Smacked upside the head

Sometimes it’s a bit of text, sometimes a phrase in a tune, sometimes a (photo-)graphic, but the experience is pretty much the same: a brief guffaw loosed at the sheer excellence/audacity/brio of the thing. Case in point, this from the end of a piece by Charles Simic, from New York Review of Books, which just rolled in via RSS:

Here, to give you an idea, is the beginning of a story called “Water Liars” from a collection of [Barry Hannah’s stories] called Airships:

When I am run down and flocked around by the world, I go down to Farte Cove off the Yazoo River and take my beers to the end of the pier where the old liars are still snapping and wheezing at one another. The line-up is always different, because they are always dying out, or succumbing to constipation, etc., whereupon they go back to the cabins and wait for a good day when they can come out and lie again, leaning on the rail with coats full of bran cookies. The son of the man the cove was named for is often out there. He pronounces his name Fartay, with a great French stress on the last syllable. Otherwise, you might laugh at his history or ignore it in favor of the name as it’s spelled on the sign.

I’m glad it’s not my name.

This poor dignified man has had to explain his nobility to the semiliterate of half of America before he could even begin a decent conversation with them. On the other hand, Farte, Jr., is a great liar himself. He tells about seeing ghost people around the lake and tell big loose ones about the size of the fish those ghost took out of Farte Cove in years past…

Having previously read the story and knowing what was coming, reading this far was all that was required for my purpose, which was to close my eyes and go to sleep with a smile on my face.

Maybe epiphany is a sufficiently weighty word to bear this freight of delight. I guess I could say that I live for such moments of glee, and this one sent me directly to Amazon to snag Hannah’s book on the Kindle.

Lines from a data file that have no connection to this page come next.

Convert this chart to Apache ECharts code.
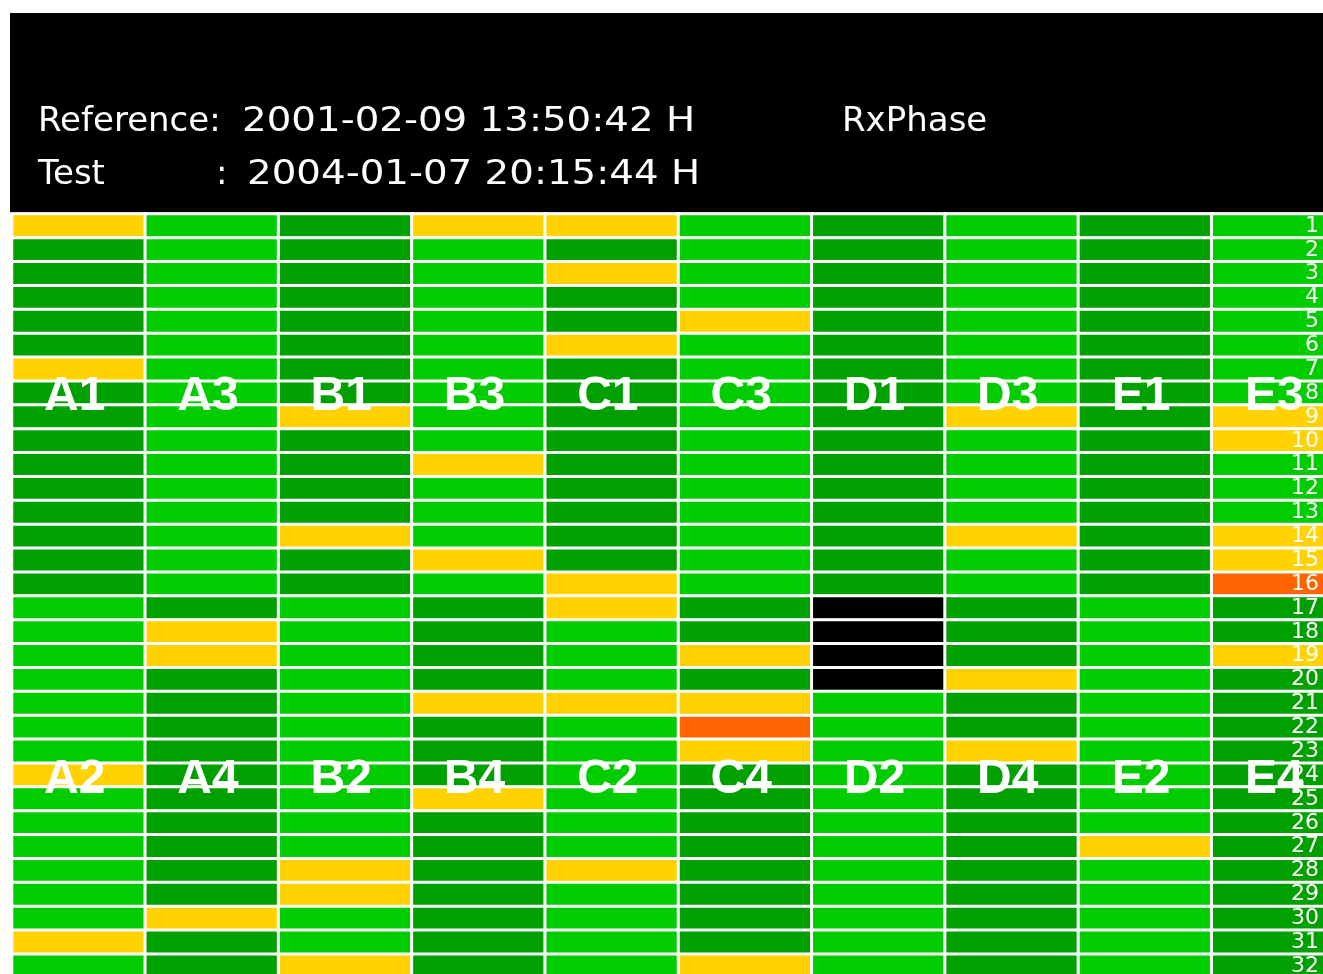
<!DOCTYPE html>
<html>
<head>
<meta charset="utf-8">
<script src="https://cdn.jsdelivr.net/npm/echarts@6/dist/echarts.min.js"></script>
<style>
html,body{margin:0;padding:0;overflow:hidden;background:#ffffff;width:1323px;height:974px}
#c{width:1346px;height:980px}
</style>
</head>
<body>
<div id="c"></div>
<script>
// ---- header texts ----
const refLabel = 'Reference:';
const refTime = '2001-02-09 13:50:42 H';
const testLabel = 'Test';
const testColon = ':';
const testTime = '2004-01-07 20:15:44 H';
const quantityName = 'RxPhase';

// ---- categories ----
const columns = ['A1/A2','A3/A4','B1/B2','B3/B4','C1/C2','C3/C4','D1/D2','D3/D4','E1/E2','E3/E4'];
const topNames = ['A1','A3','B1','B3','C1','C3','D1','D3','E1','E3'];
const bottomNames = ['A2','A4','B2','B4','C2','C4','D2','D4','E2','E4'];
const rowLabels = ['1','2','3','4','5','6','7','8','9','10','11','12','13','14','15','16',
                   '17','18','19','20','21','22','23','24','25','26','27','28','29','30','31','32'];

// ---- status codes per row (1..32): 0 dark green, 1 light green, 2 yellow, 3 orange, 4 black ----
const colA1A2 = [2,0,0,0,0,0,2,0,0,0,0,0,0,0,0,0, 1,1,1,1,1,1,1,2,1,1,1,1,1,1,2,1];
const colA3A4 = [1,1,1,1,1,1,1,1,1,1,1,1,1,1,1,1, 0,2,2,0,0,0,0,0,0,0,0,0,0,2,0,0];
const colB1B2 = [0,0,0,0,0,0,0,0,2,0,0,0,0,2,0,0, 1,1,1,1,1,1,1,1,1,1,1,2,2,1,1,2];
const colB3B4 = [2,1,1,1,1,1,1,1,1,1,2,1,1,1,2,1, 0,0,0,0,2,0,0,0,2,0,0,0,0,0,0,0];
const colC1C2 = [2,0,2,0,0,2,0,0,0,0,0,0,0,0,0,2, 2,1,1,1,2,1,1,1,1,1,1,2,1,1,1,1];
const colC3C4 = [1,1,1,1,2,1,1,1,1,1,1,1,1,1,1,1, 0,0,2,0,2,3,2,0,0,0,0,0,0,0,0,2];
const colD1D2 = [0,0,0,0,0,0,0,0,0,0,0,0,0,0,0,0, 4,4,4,4,1,1,1,1,1,1,1,1,1,1,1,1];
const colD3D4 = [1,1,1,1,1,1,1,1,2,1,1,1,1,2,1,1, 0,0,0,2,0,0,2,0,0,0,0,0,0,0,0,0];
const colE1E2 = [0,0,0,0,0,0,0,0,0,0,0,0,0,0,0,0, 1,1,1,1,1,1,1,1,1,1,2,1,1,1,1,1];
const colE3E4 = [1,1,1,1,1,1,1,1,2,2,1,1,1,2,2,3, 0,0,2,0,0,0,0,0,0,0,0,0,0,0,0,0];

const statusColors = ['#00a000','#00cc00','#ffd200','#ff6400','#000000'];

const allCols = [colA1A2,colA3A4,colB1B2,colB3B4,colC1C2,colC3C4,colD1D2,colD3D4,colE1E2,colE3E4];
const heatData = [];
allCols.forEach((col, ci) => col.forEach((v, ri) => heatData.push([ci, ri, v])));

const topLabelRow = 7;     // row 8
const bottomLabelRow = 23; // row 24
const topLabelData = topNames.map((n, i) => [i, topLabelRow, n]);
const bottomLabelData = bottomNames.map((n, i) => [i, bottomLabelRow, n]);

const bigLabel = (dy) => ({
  show: true, position: 'inside', formatter: p => p.data[2], offset: [-4, dy],
  color: '#ffffff', opacity: 1, fontSize: 48, fontWeight: 'bold', fontFamily: 'Liberation Sans'
});

const chart = echarts.init(document.getElementById('c'), null, {renderer: 'canvas'});
chart.setOption({
  backgroundColor: '#ffffff',
  animation: false,
  grid: {left: 12, top: 214, width: 1333, height: 764, containLabel: false},
  xAxis: {
    type: 'category', data: columns, show: false
  },
  yAxis: {
    type: 'category', data: rowLabels, inverse: true, position: 'right',
    axisLine: {show: false}, axisTick: {show: false}, splitLine: {show: false},
    axisLabel: {
      inside: true, margin: 26, color: '#ffffff', fontSize: 22,
      fontFamily: 'DejaVu Sans', interval: 0
    },
    z: 10
  },
  visualMap: {
    show: false, type: 'piecewise', dimension: 2, seriesIndex: 0,
    pieces: statusColors.map((c, i) => ({value: i, color: c}))
  },
  graphic: [
    {type: 'rect', z: -10, shape: {x: 10, y: 13, width: 1340, height: 199.5}, style: {fill: '#000000'}},
    {type: 'text', x: 38, y: 122, style: {text: refLabel, fill: '#ffffff', font: '34px "DejaVu Sans"', textVerticalAlign: 'middle'}},
    {type: 'text', x: 242, y: 122, scaleX: 1.14, style: {text: refTime, fill: '#ffffff', font: '34px "DejaVu Sans"', textVerticalAlign: 'middle'}},
    {type: 'text', x: 842, y: 122, style: {text: quantityName, fill: '#ffffff', font: '34px "DejaVu Sans"', textVerticalAlign: 'middle'}},
    {type: 'text', x: 38, y: 175, style: {text: testLabel, fill: '#ffffff', font: '34px "DejaVu Sans"', textVerticalAlign: 'middle'}},
    {type: 'text', x: 216, y: 175, style: {text: testColon, fill: '#ffffff', font: '34px "DejaVu Sans"', textVerticalAlign: 'middle'}},
    {type: 'text', x: 247, y: 175, scaleX: 1.14, style: {text: testTime, fill: '#ffffff', font: '34px "DejaVu Sans"', textVerticalAlign: 'middle'}}
  ],
  series: [
    {
      type: 'heatmap', data: heatData,
      itemStyle: {borderColor: '#ffffff', borderWidth: 3},
      emphasis: {disabled: true}
    },
    {
      type: 'scatter', data: topLabelData, symbolSize: 1,
      itemStyle: {color: 'rgba(0,0,0,0)', opacity: 1}, z: 5,
      emphasis: {disabled: true},
      label: bigLabel(4)
    },
    {
      type: 'scatter', data: bottomLabelData, symbolSize: 1,
      itemStyle: {color: 'rgba(0,0,0,0)', opacity: 1}, z: 5,
      emphasis: {disabled: true},
      label: bigLabel(5)
    }
  ]
});
</script>
</body>
</html>
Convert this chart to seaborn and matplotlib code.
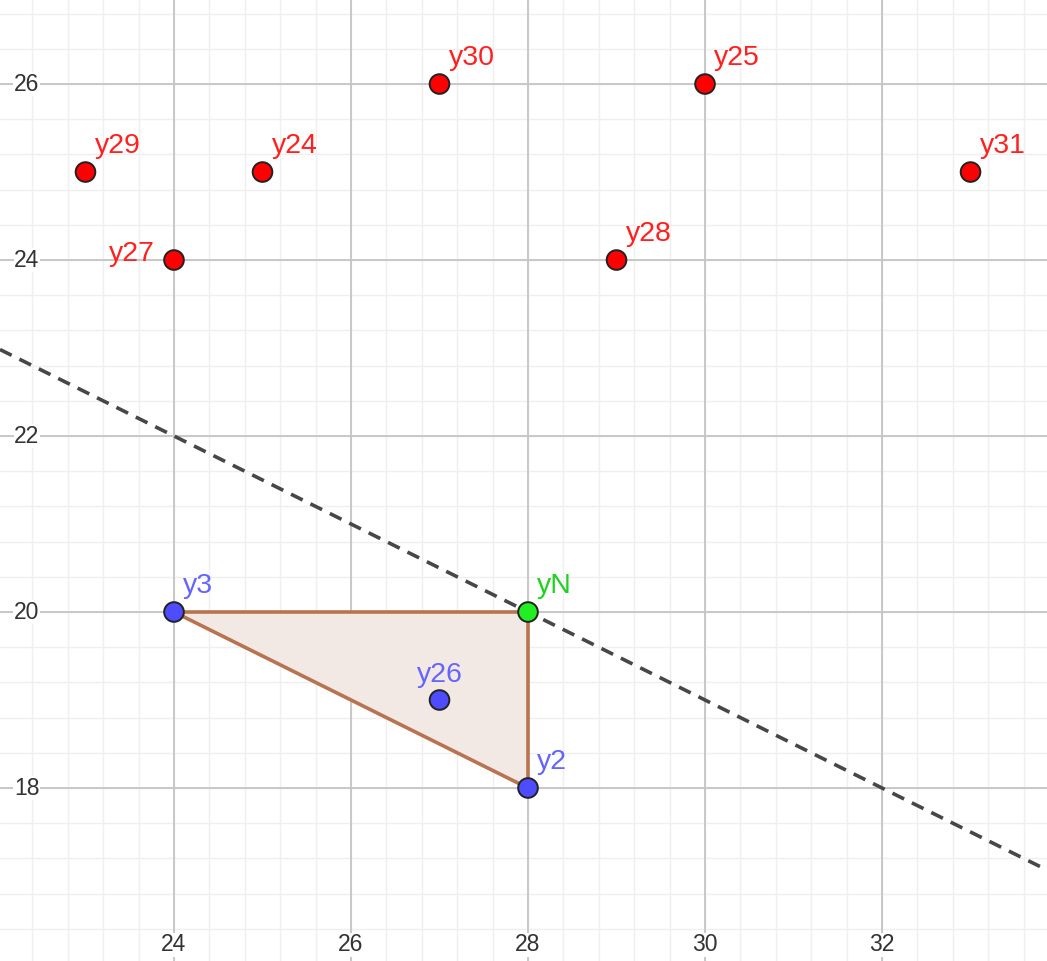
import numpy as np
import pandas as pd
import matplotlib
matplotlib.use("Agg")
import matplotlib.pyplot as plt
import matplotlib.transforms as mtransforms
import seaborn as sns

# Punkte
names = ["y24", "y25", "y27", "y28", "y29", "y30", "y31", "y2", "y3", "y26", "yN"]
xs = [25, 30, 24, 29, 23, 27, 33, 28, 24, 27, 28]
ys = [25, 26, 24, 24, 25, 26, 25, 18, 20, 19, 20]
groups = ["rot"] * 7 + ["blau"] * 3 + ["gruen"]

# Dreieck und Gerade
triangle = ["y3", "yN", "y2"]
line_slope = -0.5
line_intercept = 34

# Achsen
xlim = (22.034, 33.864)
ylim = (16.034, 26.955)
x_ticks = [24, 26, 28, 30, 32]
y_ticks = [18, 20, 22, 24, 26]

point_colors = {"rot": "#FF0000", "blau": "#4D4DFF", "gruen": "#22EE22"}
text_colors = {"rot": "#FF2020", "blau": "#6464FF", "gruen": "#1FD21F"}

df = pd.DataFrame({"name": names, "x": xs, "y": ys, "group": groups})

sns.set_style("white")
plt.rcParams["font.family"] = ["Liberation Sans", "DejaVu Sans"]

fig = plt.figure(figsize=(10.47, 9.61), dpi=100)
ax = fig.add_axes([0, 0, 1, 1])
ax.set_xlim(*xlim)
ax.set_ylim(*ylim)
for s in ax.spines.values():
    s.set_visible(False)
ax.set_xticks([])
ax.set_yticks([])

# Gitter (Hauptlinien alle 2, Nebenlinien alle 0.4)
minor = np.arange(-100, 101) * 0.4
for v in minor:
    if xlim[0] < v < xlim[1]:
        ax.axvline(v, color="#EFEFEF", lw=1.0, zorder=0)
    if ylim[0] < v < ylim[1]:
        ax.axhline(v, color="#EFEFEF", lw=1.0, zorder=0)
for v in x_ticks:
    ax.axvline(v, color="#C4C4C4", lw=1.3, zorder=0.5)
for v in y_ticks:
    ax.axhline(v, color="#C4C4C4", lw=1.3, zorder=0.5)

# Achsenbeschriftung am Rand
tx = mtransforms.blended_transform_factory(ax.transData, ax.transAxes)
for v in x_ticks:
    ax.text(v, 0.017, str(v), transform=tx, ha="center", va="center",
            fontsize=16.5, color="#333333", zorder=1,
            bbox=dict(facecolor="white", edgecolor="none", pad=0.3))
ty = mtransforms.blended_transform_factory(ax.transAxes, ax.transData)
for v in y_ticks:
    ax.text(0.0375, v, str(v), transform=ty, ha="right", va="center",
            fontsize=16.5, color="#333333", zorder=1,
            bbox=dict(facecolor="white", edgecolor="none", pad=0.3))

# Gestrichelte Gerade
ax.axline((0, line_intercept), slope=line_slope, color="#474747", lw=2.6,
          linestyle=(0, (3.6, 2.4)), zorder=2)

# Dreieck
tri = df.set_index("name").loc[triangle]
ax.fill(tri["x"], tri["y"], facecolor="#F3E9E4", edgecolor="#B87450",
        lw=2.6, zorder=3, joinstyle="round")

# Punkte
sns.scatterplot(data=df, x="x", y="y", hue="group", palette=point_colors,
                s=200, edgecolor="#222222", linewidth=1.4, legend=False,
                ax=ax, zorder=5)
ax.set_xlabel("")
ax.set_ylabel("")

# Punktnamen
for _, r in df.iterrows():
    if r["name"] == "y27":
        off, ha = (-14, -1), "right"
    elif r["name"] == "y26":
        off, ha = (0, 13), "center"
    else:
        off, ha = (6.5, 13.5), "left"
    ax.annotate(r["name"], (r["x"], r["y"]), xytext=off, textcoords="offset points",
                ha=ha, va="baseline", fontsize=20.5, color=text_colors[r["group"]],
                zorder=6)

fig.savefig("out.png", dpi=100)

A photographic example from the just-concluded trip to France is another suchlike, a scene I glimpsed for just a moment while ankling around in Pont-Aven (on the south coast of Brittany) and had the wit to capture:


Everything about this is just right: the apparent transparency of some of the figures, the dim reflection in the window glass through which I shot, the illusion of depth in the room, the moments of movement transfixed… I took a lot of pictures that I like in that fortnight, but this one seems to me the most glorious. I might never have seen the opportunity if I hadn’t just been to the Florence Henri exhibit at Jeu de Paume…

addendum: it occurred to me to try a bit of manipulation, inspired by the Qu’est-ce que la photographie? exhibit:

1 thought on “Smacked upside the head

  1. David Morris

    Was listening to CBC this morning and they played the University of Ghana postal workers – work song. Kinda like a smack upside the head, I was immediately reminded of where I first heard this — sitting on mats on a floor in the bowels of the BAC. That is where our paths crossed back in the mid-80s. Of course after listening to the piece again, I jump on the internet knowing that I was bound to find something of you and your thoughts out here in net-land…

    After graduating I began working in the music library at Acadia in Spring 90. After 23 years of service my position took on many changes but in the end, I took my small pension and ran. The last few years I have been a Realtor until the past December when I decided to finally retire.

    Just wanted to say — thanks for the memories. Music has always been my first love.
    You were one of those eclectic people long the way that took this love to other dimensions. The Pogo Experience.

    So much listening — so little time.